The Director of Lands had no power or
authority to make a lease upon which there were valid existing
homestead filings, and as to the lands in question, the lease was and
is null and void.

Upon the question of any improvements
which the plaintiff may have made upon the lands of the homesteaders,
he had legal knowledge of all the facts, and in making them he
speculated and took his chances as to whether the homesteaders’ rights
were “legally extinguished.” He legally knew that the decision of
cancellation was not final; that it was subject to appeal; and that it
might or could be reversed on appeal.

As to the lands in
question, upon the facts shown, the plaintiff applied for, took and
accepted a lease which the land officials had no power or authority to
make.
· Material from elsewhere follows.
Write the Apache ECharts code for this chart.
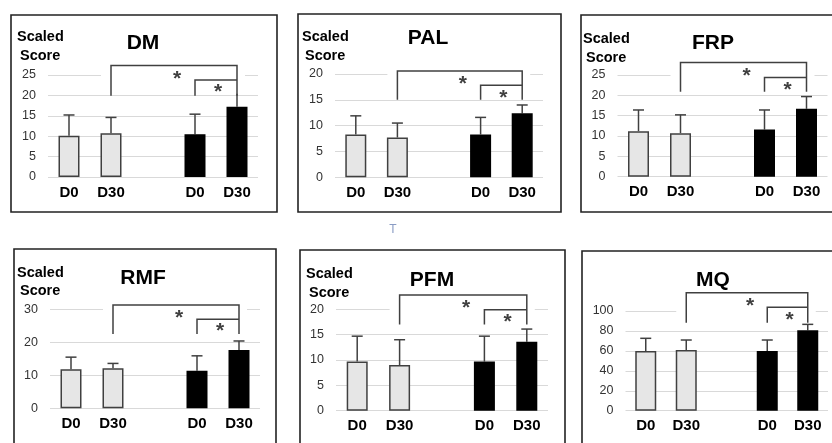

In addition to that, it may well be questioned whether the
plaintiff himself was acting in good faith with either the homesteaders
or the Government.

The lease, being null and void as to the
lands in questions, it is not necessary to pass upon or decide any
other of the numerous questions presented on appeal. Assuming that this
court has jurisdiction of the subject-matter involved in this
proceeding, it must follow that plaintiff’s lease as to the lands
embraced in the homestead filings of the defendants is null and void,
and to that extent plaintiff’s lease cannot be enforced. If the lease
was of lands which the public officials had power or authority to make,
and was fairly made and entered into by both parties, and legal rights
had become vested, another and a different question would be presented.

It follows that the judgment of the lower court is affirmed, with costs against the plaintiff. So ordered.

Johnson, Street, Malcolm, Avanceña, Villamor, Ostrand, and Romualdez, JJ., concur.